Quels conseils donneriez-vous aux jeunes gestionnaires publics pour éviter ces dérives ?
Je recommande de renforcer les contrôles avant et après la prise de fonction, en exigeant une déclaration de patrimoine des gestionnaires de fonds publics. Dans certains pays, ces derniers prêtent serment devant les mânes des ancêtres avant de prendre leurs responsabilités. C’est une pratique que nous pourrions adopter. L’État doit également appliquer des sanctions fermes pour décourager toute tentative de détournement.
Depuis le 7 décembre 2024, Rimtalba Jean Emmanuel Ouédraogo est le nouveau Premier ministre du Burkina Faso. Que pensez-vous de ce choix ?
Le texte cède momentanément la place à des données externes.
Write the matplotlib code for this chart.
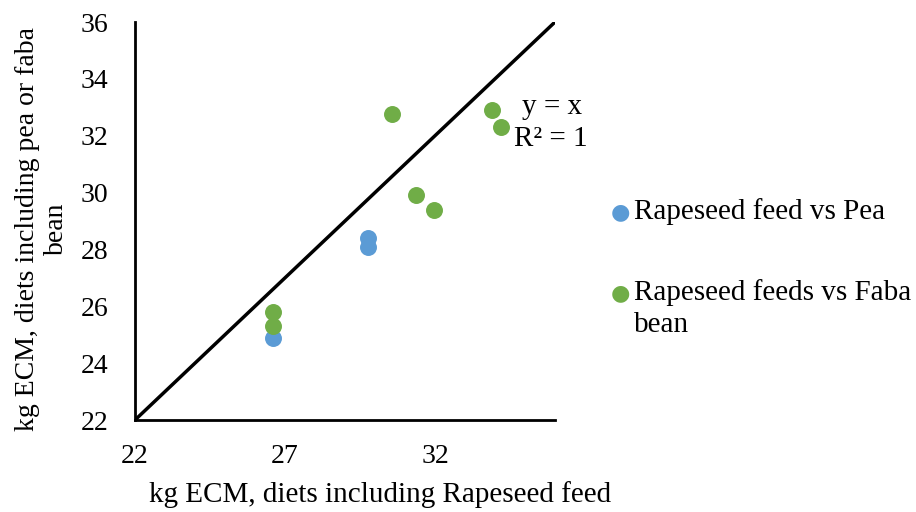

Ce changement témoigne d’une volonté d’intensifier les efforts en cours. Rimtalba, bien que plus jeune que Kyélem, a déjà fait ses preuves. Il apporte une énergie nouvelle et devra continuer à démontrer son efficacité. Nous jugerons de son impact à travers les résultats qu’il obtiendra.
Quel message souhaitez-vous adresser au peuple burkinabè à l’approche de la nouvelle année ?
J’invite chaque Burkinabè à cultiver le respect mutuel, l’intégrité et l’engagement collectif pour la reconstruction du pays. Que chacun, dans son domaine, adopte un esprit de changement. La fonction publique n’est pas la seule voie vers le bonheur ; nous devons explorer nos savoir-faire et diversifier nos activités. Ensemble, nous surmonterons l’insécurité et améliorerons nos conditions de vie.
Un mot de fin ?
Que nos actions reflètent toujours notre Burkindlim. Que la paix et la prospérité reviennent au Faso.